_Task objective_
Retype the data that follows line by line, exactly, and leave its pictures out.

_Information provided_
'''
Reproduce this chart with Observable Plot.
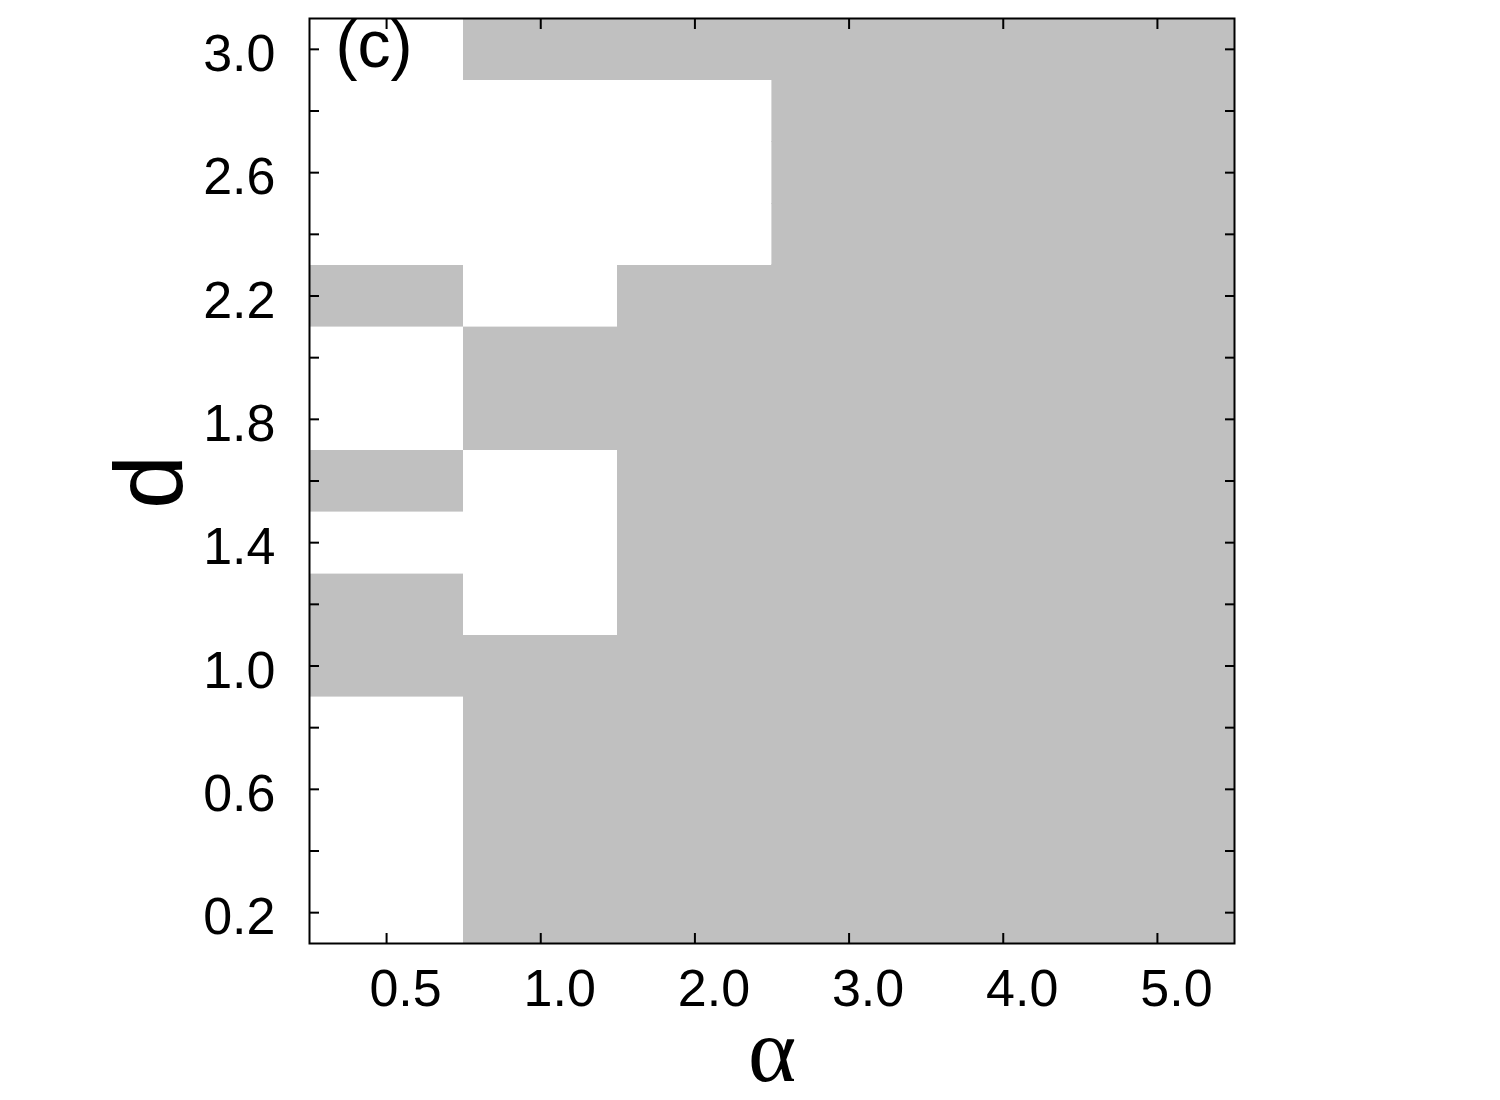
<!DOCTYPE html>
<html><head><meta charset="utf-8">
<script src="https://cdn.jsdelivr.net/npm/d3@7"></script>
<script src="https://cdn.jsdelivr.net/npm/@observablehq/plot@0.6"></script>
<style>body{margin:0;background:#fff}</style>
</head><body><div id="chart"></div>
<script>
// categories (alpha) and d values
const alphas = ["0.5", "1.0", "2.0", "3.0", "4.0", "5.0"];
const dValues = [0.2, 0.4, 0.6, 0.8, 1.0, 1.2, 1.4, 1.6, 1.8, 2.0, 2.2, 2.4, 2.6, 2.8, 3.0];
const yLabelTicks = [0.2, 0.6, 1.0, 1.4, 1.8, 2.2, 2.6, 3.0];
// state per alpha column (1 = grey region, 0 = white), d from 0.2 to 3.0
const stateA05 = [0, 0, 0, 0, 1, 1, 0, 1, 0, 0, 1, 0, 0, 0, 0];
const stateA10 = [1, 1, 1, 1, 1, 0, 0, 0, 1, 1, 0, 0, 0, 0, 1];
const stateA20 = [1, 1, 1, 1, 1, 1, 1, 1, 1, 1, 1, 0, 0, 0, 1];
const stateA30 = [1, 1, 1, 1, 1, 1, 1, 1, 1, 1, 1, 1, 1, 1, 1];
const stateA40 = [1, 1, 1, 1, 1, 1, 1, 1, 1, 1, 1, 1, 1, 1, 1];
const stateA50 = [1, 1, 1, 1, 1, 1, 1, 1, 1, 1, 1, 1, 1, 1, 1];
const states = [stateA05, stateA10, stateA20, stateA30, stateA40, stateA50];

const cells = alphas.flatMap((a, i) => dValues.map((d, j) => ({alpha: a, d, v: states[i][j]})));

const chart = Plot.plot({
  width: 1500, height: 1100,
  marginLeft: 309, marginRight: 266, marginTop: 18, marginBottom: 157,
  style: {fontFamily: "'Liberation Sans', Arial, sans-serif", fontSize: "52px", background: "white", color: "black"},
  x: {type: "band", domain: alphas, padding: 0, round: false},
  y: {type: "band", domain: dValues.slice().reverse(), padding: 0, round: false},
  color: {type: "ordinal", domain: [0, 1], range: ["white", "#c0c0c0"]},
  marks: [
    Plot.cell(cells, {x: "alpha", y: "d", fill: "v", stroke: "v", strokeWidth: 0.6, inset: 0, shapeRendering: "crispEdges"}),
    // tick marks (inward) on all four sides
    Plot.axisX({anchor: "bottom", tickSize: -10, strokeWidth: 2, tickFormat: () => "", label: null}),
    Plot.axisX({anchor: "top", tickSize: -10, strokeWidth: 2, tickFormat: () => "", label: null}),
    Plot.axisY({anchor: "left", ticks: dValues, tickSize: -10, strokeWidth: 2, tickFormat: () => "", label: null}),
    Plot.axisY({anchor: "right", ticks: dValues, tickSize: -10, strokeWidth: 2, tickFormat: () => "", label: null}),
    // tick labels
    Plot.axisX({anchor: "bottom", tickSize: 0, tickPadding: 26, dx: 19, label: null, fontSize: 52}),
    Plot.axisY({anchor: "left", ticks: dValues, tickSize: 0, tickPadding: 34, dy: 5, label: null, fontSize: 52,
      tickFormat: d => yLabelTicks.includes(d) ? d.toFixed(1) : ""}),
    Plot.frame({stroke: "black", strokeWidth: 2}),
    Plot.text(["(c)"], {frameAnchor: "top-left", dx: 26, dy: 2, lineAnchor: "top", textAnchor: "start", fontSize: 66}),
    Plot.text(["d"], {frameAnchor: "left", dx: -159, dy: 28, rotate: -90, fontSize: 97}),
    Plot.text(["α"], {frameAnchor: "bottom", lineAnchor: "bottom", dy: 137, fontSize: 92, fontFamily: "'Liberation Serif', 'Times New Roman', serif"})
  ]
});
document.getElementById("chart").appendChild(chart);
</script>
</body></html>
'''
_Task answer_
Reproduce this chart with Observable Plot.
<!DOCTYPE html>
<html><head><meta charset="utf-8">
<script src="https://cdn.jsdelivr.net/npm/d3@7"></script>
<script src="https://cdn.jsdelivr.net/npm/@observablehq/plot@0.6"></script>
<style>body{margin:0;background:#fff}</style>
</head><body><div id="chart"></div>
<script>
// categories (alpha) and d values
const alphas = ["0.5", "1.0", "2.0", "3.0", "4.0", "5.0"];
const dValues = [0.2, 0.4, 0.6, 0.8, 1.0, 1.2, 1.4, 1.6, 1.8, 2.0, 2.2, 2.4, 2.6, 2.8, 3.0];
const yLabelTicks = [0.2, 0.6, 1.0, 1.4, 1.8, 2.2, 2.6, 3.0];
// state per alpha column (1 = grey region, 0 = white), d from 0.2 to 3.0
const stateA05 = [0, 0, 0, 0, 1, 1, 0, 1, 0, 0, 1, 0, 0, 0, 0];
const stateA10 = [1, 1, 1, 1, 1, 0, 0, 0, 1, 1, 0, 0, 0, 0, 1];
const stateA20 = [1, 1, 1, 1, 1, 1, 1, 1, 1, 1, 1, 0, 0, 0, 1];
const stateA30 = [1, 1, 1, 1, 1, 1, 1, 1, 1, 1, 1, 1, 1, 1, 1];
const stateA40 = [1, 1, 1, 1, 1, 1, 1, 1, 1, 1, 1, 1, 1, 1, 1];
const stateA50 = [1, 1, 1, 1, 1, 1, 1, 1, 1, 1, 1, 1, 1, 1, 1];
const states = [stateA05, stateA10, stateA20, stateA30, stateA40, stateA50];

const cells = alphas.flatMap((a, i) => dValues.map((d, j) => ({alpha: a, d, v: states[i][j]})));

const chart = Plot.plot({
  width: 1500, height: 1100,
  marginLeft: 309, marginRight: 266, marginTop: 18, marginBottom: 157,
  style: {fontFamily: "'Liberation Sans', Arial, sans-serif", fontSize: "52px", background: "white", color: "black"},
  x: {type: "band", domain: alphas, padding: 0, round: false},
  y: {type: "band", domain: dValues.slice().reverse(), padding: 0, round: false},
  color: {type: "ordinal", domain: [0, 1], range: ["white", "#c0c0c0"]},
  marks: [
    Plot.cell(cells, {x: "alpha", y: "d", fill: "v", stroke: "v", strokeWidth: 0.6, inset: 0, shapeRendering: "crispEdges"}),
    // tick marks (inward) on all four sides
    Plot.axisX({anchor: "bottom", tickSize: -10, strokeWidth: 2, tickFormat: () => "", label: null}),
    Plot.axisX({anchor: "top", tickSize: -10, strokeWidth: 2, tickFormat: () => "", label: null}),
    Plot.axisY({anchor: "left", ticks: dValues, tickSize: -10, strokeWidth: 2, tickFormat: () => "", label: null}),
    Plot.axisY({anchor: "right", ticks: dValues, tickSize: -10, strokeWidth: 2, tickFormat: () => "", label: null}),
    // tick labels
    Plot.axisX({anchor: "bottom", tickSize: 0, tickPadding: 26, dx: 19, label: null, fontSize: 52}),
    Plot.axisY({anchor: "left", ticks: dValues, tickSize: 0, tickPadding: 34, dy: 5, label: null, fontSize: 52,
      tickFormat: d => yLabelTicks.includes(d) ? d.toFixed(1) : ""}),
    Plot.frame({stroke: "black", strokeWidth: 2}),
    Plot.text(["(c)"], {frameAnchor: "top-left", dx: 26, dy: 2, lineAnchor: "top", textAnchor: "start", fontSize: 66}),
    Plot.text(["d"], {frameAnchor: "left", dx: -159, dy: 28, rotate: -90, fontSize: 97}),
    Plot.text(["α"], {frameAnchor: "bottom", lineAnchor: "bottom", dy: 137, fontSize: 92, fontFamily: "'Liberation Serif', 'Times New Roman', serif"})
  ]
});
document.getElementById("chart").appendChild(chart);
</script>
</body></html>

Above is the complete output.